→ EXERCISE AIM
The required output is the block of lines from the line with "Rebuild this chart" to the line with "const axisMax = 39.6;", endpoints included and pictures omitted.

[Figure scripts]
########################################
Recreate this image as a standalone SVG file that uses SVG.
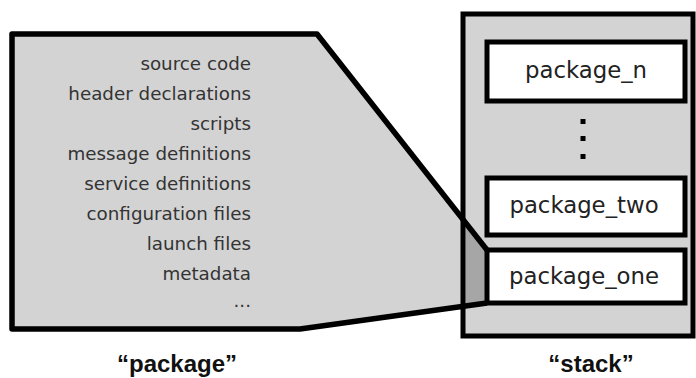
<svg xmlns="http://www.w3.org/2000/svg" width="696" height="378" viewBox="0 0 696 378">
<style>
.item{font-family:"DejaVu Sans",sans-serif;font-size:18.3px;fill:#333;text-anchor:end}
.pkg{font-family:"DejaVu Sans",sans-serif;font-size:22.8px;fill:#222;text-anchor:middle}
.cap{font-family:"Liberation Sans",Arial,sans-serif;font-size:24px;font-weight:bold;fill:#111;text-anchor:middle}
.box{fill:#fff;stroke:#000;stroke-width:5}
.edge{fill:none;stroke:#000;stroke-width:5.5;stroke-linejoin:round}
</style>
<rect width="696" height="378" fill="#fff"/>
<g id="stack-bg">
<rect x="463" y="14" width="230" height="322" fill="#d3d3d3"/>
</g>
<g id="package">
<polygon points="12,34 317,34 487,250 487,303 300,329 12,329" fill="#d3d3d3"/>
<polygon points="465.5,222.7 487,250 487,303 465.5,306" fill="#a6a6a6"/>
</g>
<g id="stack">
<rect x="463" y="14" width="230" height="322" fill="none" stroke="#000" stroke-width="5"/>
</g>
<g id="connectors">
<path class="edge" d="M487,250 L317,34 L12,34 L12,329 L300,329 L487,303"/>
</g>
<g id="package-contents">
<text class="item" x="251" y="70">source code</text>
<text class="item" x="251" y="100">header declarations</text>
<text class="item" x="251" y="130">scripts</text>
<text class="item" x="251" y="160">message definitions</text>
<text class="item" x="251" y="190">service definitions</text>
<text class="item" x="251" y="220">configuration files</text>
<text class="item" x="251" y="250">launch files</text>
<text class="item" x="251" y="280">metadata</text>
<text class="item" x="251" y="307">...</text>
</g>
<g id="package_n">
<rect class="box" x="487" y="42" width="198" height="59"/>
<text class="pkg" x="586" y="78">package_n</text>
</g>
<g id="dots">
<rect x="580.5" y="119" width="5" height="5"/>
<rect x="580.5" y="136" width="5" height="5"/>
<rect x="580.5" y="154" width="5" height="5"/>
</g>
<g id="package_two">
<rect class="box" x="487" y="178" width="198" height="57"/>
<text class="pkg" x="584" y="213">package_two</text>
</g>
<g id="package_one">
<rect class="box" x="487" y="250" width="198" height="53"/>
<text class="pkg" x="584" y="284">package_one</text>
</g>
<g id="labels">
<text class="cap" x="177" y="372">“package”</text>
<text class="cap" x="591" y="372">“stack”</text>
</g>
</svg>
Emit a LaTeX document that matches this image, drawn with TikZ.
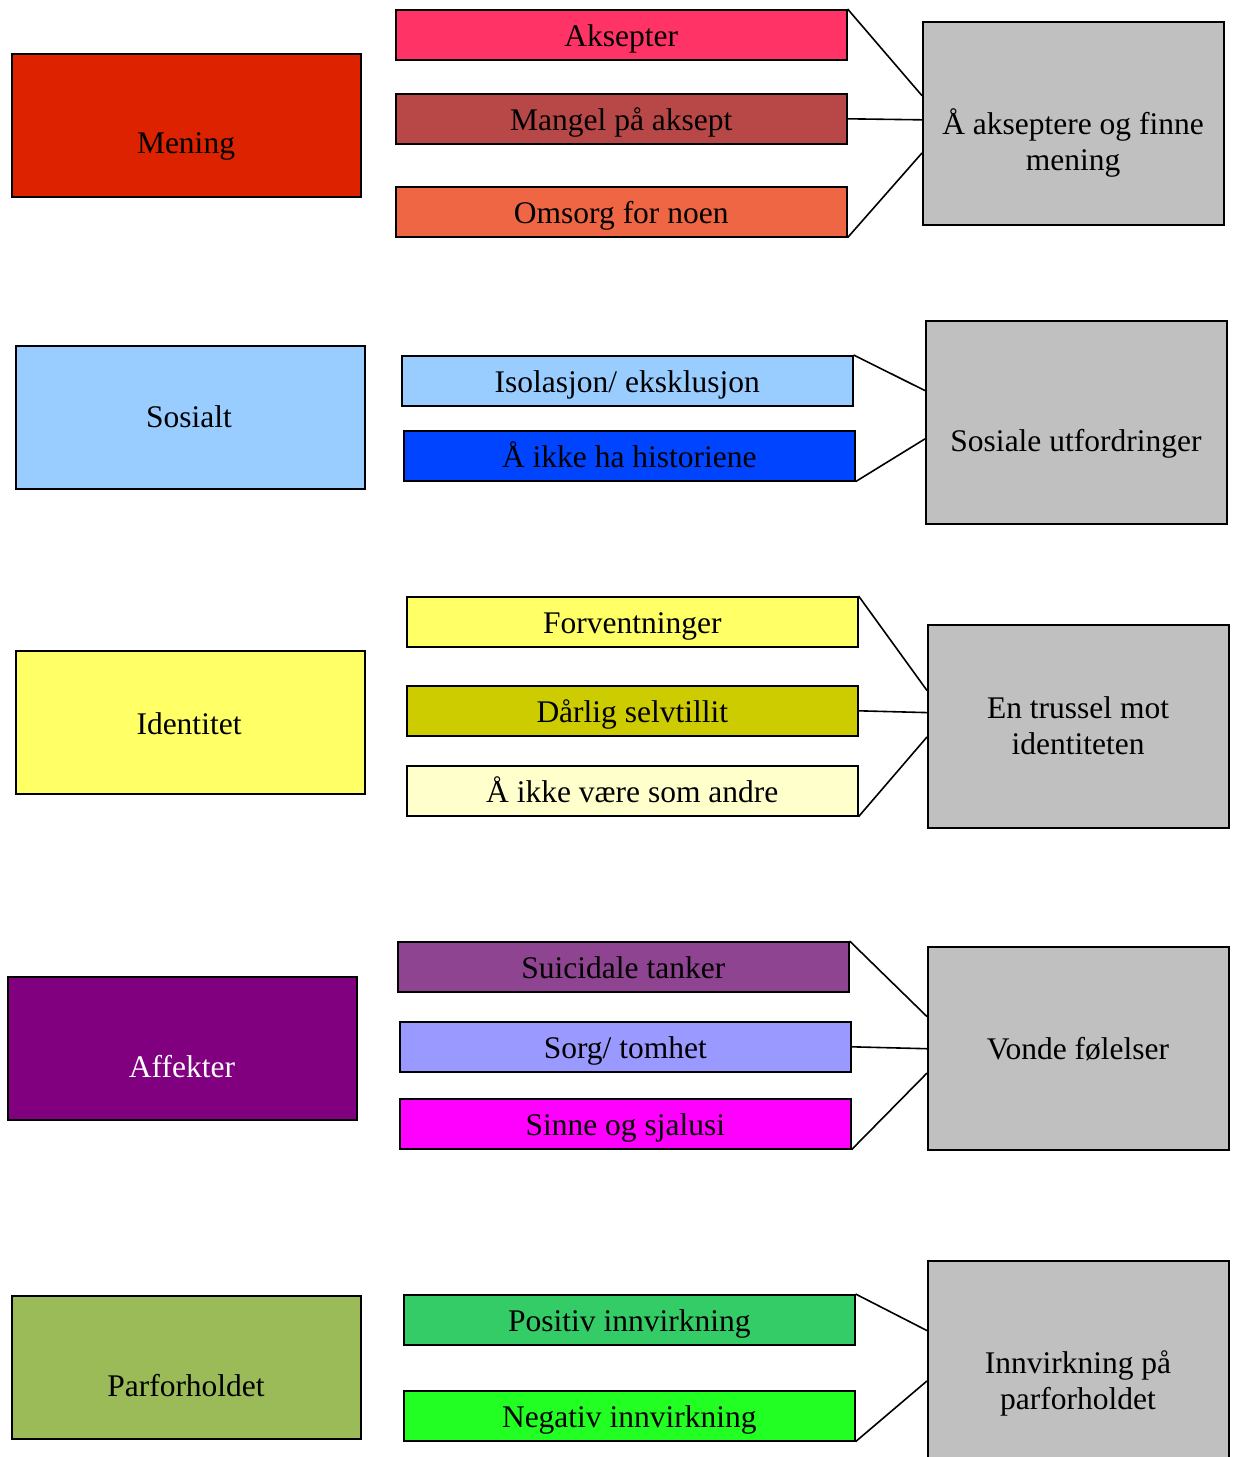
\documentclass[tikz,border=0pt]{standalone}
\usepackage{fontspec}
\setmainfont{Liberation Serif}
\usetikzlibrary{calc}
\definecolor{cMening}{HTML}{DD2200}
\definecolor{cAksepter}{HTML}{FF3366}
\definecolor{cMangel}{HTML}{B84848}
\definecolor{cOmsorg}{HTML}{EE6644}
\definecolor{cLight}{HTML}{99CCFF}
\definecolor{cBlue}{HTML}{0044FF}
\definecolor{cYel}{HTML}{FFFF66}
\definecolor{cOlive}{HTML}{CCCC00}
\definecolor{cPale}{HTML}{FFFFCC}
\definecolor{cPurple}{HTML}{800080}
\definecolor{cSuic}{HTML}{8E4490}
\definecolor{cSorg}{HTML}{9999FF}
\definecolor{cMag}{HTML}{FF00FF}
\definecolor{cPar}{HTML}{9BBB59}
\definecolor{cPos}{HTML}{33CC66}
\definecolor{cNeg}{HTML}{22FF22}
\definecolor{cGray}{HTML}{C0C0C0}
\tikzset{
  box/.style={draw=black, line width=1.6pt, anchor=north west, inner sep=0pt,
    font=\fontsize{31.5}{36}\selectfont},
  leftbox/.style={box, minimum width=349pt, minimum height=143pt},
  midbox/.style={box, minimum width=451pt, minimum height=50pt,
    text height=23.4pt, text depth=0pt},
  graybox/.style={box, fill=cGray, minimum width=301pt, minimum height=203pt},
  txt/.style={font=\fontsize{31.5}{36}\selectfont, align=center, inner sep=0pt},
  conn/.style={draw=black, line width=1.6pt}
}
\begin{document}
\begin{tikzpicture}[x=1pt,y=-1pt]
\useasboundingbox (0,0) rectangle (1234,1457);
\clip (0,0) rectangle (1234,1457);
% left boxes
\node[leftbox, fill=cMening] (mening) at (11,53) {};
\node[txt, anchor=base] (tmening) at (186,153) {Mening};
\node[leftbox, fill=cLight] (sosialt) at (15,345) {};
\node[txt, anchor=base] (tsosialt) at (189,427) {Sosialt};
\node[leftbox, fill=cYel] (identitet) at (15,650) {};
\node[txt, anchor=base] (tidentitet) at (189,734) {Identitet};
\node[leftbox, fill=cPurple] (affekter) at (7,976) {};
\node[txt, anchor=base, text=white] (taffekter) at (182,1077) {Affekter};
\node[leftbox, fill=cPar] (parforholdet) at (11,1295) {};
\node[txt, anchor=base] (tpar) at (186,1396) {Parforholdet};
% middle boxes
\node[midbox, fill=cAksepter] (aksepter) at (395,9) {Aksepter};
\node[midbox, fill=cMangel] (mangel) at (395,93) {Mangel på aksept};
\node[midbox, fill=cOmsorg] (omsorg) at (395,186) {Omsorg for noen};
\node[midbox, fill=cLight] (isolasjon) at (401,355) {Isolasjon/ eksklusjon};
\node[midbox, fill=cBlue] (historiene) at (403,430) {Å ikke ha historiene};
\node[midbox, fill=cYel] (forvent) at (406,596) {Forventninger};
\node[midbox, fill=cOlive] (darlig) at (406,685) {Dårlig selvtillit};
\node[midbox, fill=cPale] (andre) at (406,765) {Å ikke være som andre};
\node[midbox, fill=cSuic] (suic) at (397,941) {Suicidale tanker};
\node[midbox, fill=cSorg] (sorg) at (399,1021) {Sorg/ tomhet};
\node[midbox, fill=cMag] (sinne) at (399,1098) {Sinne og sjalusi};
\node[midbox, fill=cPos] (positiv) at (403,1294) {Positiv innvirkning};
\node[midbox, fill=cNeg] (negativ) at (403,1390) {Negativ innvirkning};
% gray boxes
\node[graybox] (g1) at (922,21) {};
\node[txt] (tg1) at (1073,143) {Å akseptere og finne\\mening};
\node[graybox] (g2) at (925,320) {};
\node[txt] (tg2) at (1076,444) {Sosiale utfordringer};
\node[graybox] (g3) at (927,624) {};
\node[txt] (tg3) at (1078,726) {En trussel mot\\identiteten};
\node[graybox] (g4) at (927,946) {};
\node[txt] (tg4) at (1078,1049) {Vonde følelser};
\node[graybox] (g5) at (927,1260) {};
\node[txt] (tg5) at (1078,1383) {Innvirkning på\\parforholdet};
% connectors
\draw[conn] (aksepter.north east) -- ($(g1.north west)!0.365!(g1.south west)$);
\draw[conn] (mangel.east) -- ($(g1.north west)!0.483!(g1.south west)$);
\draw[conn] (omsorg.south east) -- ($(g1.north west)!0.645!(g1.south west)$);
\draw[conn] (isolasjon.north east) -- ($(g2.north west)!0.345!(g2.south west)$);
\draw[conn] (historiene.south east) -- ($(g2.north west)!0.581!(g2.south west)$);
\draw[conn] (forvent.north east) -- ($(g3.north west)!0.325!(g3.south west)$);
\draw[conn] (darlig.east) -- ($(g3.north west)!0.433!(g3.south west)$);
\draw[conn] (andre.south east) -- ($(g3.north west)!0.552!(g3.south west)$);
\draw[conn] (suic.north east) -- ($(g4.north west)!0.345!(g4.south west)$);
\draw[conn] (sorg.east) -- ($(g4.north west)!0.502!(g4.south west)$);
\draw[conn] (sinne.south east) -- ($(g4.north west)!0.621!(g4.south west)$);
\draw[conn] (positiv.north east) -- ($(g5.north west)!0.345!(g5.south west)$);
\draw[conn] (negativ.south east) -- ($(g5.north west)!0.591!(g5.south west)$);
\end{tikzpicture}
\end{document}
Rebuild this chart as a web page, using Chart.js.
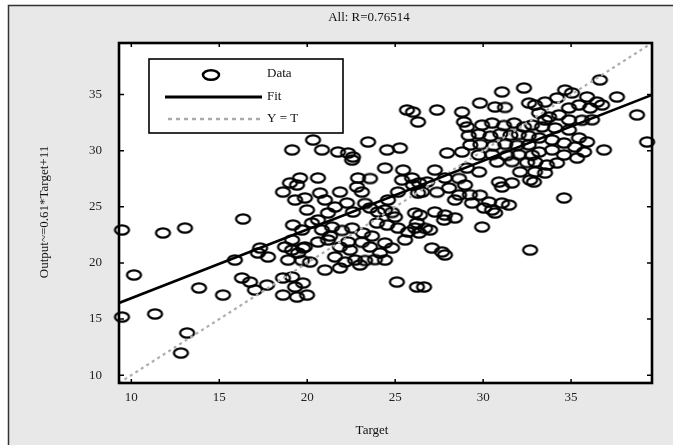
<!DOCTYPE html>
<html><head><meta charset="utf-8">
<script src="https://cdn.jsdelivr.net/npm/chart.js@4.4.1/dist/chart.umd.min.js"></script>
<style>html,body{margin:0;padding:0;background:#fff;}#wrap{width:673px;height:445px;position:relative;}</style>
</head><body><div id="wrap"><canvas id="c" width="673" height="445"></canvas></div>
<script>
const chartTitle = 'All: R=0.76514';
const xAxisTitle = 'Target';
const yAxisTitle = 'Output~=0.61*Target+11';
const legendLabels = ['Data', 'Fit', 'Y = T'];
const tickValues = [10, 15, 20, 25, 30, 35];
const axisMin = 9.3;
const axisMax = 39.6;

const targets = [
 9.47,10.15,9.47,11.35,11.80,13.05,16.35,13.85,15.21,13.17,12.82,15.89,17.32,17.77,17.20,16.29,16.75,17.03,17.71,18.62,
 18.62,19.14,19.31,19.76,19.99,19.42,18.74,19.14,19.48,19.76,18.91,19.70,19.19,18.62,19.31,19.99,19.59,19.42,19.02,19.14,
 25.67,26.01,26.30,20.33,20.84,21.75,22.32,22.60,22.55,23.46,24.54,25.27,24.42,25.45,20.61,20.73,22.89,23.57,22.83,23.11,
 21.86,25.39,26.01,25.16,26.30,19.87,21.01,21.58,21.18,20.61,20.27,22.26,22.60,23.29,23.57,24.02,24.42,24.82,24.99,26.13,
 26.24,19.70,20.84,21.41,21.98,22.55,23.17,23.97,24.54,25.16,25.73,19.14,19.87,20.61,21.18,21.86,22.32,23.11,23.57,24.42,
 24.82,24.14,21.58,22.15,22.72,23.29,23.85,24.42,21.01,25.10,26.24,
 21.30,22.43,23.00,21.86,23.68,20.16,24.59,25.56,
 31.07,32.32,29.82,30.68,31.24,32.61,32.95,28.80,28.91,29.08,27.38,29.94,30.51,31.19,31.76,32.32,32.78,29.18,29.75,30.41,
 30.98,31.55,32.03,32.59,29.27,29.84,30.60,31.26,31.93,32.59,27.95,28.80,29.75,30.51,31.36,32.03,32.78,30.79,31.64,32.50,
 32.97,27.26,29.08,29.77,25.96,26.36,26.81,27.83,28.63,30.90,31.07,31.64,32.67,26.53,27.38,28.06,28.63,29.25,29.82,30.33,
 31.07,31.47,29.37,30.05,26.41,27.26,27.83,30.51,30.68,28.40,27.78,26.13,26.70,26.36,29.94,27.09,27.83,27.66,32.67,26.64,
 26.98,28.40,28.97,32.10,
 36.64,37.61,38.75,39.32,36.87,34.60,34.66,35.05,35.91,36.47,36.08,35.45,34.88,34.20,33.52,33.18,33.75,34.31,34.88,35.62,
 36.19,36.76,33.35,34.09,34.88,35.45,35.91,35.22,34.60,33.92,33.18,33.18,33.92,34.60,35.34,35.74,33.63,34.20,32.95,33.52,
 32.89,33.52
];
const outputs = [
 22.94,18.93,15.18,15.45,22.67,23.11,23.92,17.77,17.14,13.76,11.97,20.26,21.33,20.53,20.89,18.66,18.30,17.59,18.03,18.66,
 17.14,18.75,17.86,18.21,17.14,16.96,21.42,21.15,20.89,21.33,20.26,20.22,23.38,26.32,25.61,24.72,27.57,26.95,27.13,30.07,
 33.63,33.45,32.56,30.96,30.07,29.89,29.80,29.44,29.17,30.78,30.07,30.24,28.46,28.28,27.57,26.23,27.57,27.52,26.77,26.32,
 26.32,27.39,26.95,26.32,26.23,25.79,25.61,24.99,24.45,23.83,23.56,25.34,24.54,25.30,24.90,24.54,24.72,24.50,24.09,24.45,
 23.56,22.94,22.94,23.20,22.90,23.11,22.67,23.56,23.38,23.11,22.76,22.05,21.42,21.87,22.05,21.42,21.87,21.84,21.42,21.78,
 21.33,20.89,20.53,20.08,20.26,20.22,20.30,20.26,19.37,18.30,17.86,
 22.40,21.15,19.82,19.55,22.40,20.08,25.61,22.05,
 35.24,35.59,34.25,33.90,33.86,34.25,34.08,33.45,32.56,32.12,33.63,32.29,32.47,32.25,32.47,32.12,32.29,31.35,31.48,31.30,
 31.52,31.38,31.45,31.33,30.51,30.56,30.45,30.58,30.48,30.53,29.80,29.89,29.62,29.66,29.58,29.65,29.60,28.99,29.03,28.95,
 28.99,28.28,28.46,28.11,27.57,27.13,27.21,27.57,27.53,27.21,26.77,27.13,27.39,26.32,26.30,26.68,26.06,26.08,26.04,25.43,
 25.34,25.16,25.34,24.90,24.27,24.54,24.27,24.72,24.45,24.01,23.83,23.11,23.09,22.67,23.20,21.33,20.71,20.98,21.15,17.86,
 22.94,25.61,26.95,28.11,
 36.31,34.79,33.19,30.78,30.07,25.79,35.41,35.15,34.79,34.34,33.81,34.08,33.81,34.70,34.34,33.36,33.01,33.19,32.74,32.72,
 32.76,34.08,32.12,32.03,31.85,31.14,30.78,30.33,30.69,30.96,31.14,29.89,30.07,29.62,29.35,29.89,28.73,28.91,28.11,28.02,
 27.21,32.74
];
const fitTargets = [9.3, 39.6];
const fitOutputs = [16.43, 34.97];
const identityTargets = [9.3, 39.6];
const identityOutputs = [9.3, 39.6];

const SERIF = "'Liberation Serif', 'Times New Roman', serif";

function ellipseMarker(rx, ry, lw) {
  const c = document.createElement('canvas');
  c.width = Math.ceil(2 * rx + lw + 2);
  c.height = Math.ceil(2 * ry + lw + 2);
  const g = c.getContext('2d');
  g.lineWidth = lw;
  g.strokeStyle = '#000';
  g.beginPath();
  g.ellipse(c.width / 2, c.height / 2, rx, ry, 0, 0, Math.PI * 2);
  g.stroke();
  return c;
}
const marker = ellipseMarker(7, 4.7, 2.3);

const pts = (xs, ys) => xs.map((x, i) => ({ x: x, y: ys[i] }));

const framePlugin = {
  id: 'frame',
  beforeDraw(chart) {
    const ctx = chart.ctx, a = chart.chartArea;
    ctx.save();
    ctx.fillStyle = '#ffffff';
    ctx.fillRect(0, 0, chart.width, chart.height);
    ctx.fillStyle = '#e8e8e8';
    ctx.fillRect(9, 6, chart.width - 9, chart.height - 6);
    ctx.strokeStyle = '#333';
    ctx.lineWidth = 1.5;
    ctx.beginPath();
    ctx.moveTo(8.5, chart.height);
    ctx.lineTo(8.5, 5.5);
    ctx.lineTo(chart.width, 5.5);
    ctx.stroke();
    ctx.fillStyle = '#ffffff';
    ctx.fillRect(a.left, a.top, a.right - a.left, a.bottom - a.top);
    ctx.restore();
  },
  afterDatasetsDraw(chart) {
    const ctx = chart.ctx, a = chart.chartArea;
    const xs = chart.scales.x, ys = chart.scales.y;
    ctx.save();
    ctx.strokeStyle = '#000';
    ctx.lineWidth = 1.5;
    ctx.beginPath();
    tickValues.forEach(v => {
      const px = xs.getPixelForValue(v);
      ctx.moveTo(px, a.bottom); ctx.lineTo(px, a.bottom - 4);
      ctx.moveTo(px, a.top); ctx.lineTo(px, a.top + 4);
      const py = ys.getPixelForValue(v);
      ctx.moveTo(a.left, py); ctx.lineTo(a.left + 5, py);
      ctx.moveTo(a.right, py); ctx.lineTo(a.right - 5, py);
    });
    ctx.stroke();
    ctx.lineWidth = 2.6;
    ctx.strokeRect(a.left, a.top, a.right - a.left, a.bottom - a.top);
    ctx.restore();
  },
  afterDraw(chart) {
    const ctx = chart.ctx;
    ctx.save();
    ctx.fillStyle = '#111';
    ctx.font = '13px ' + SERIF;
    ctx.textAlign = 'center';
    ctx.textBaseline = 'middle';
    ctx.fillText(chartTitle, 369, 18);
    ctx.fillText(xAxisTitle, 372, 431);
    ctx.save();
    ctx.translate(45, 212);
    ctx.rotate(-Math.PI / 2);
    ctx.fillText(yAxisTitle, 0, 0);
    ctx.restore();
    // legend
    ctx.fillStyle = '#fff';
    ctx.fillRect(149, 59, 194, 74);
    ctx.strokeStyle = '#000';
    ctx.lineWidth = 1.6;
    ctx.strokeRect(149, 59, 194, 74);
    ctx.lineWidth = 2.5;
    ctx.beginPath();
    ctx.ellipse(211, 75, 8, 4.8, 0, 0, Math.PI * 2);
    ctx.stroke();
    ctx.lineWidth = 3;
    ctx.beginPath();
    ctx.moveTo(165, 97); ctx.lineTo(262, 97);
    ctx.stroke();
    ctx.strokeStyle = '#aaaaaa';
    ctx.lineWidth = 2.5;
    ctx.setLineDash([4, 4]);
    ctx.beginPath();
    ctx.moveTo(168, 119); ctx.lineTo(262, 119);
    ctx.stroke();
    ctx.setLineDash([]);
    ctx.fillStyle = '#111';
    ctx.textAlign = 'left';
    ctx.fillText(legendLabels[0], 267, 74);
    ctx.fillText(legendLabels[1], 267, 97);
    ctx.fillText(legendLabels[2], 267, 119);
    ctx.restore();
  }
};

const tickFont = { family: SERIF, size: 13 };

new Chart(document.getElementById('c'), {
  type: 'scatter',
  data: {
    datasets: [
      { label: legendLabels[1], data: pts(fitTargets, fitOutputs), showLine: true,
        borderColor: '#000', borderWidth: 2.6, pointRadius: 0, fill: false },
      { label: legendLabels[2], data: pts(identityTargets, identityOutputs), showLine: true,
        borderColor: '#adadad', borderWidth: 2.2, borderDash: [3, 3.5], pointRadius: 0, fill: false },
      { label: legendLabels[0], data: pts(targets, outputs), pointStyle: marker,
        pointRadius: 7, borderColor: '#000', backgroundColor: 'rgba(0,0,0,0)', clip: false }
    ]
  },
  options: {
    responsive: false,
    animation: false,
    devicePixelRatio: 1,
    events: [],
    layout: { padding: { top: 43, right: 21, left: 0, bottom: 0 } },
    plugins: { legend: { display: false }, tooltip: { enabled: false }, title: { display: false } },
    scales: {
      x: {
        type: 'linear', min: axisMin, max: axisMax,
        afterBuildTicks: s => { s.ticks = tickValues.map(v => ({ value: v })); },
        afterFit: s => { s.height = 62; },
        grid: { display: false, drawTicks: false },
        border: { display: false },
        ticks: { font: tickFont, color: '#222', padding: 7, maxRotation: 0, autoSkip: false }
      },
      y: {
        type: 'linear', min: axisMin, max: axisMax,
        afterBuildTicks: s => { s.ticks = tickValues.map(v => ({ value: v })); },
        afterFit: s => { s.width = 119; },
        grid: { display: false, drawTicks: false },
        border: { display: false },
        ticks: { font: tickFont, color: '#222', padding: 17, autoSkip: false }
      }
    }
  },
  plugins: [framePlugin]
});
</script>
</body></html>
########################################
→ SOLUTION FOR THIS PROBLEM
Rebuild this chart as a web page, using Chart.js.
<!DOCTYPE html>
<html><head><meta charset="utf-8">
<script src="https://cdn.jsdelivr.net/npm/chart.js@4.4.1/dist/chart.umd.min.js"></script>
<style>html,body{margin:0;padding:0;background:#fff;}#wrap{width:673px;height:445px;position:relative;}</style>
</head><body><div id="wrap"><canvas id="c" width="673" height="445"></canvas></div>
<script>
const chartTitle = 'All: R=0.76514';
const xAxisTitle = 'Target';
const yAxisTitle = 'Output~=0.61*Target+11';
const legendLabels = ['Data', 'Fit', 'Y = T'];
const tickValues = [10, 15, 20, 25, 30, 35];
const axisMin = 9.3;
const axisMax = 39.6;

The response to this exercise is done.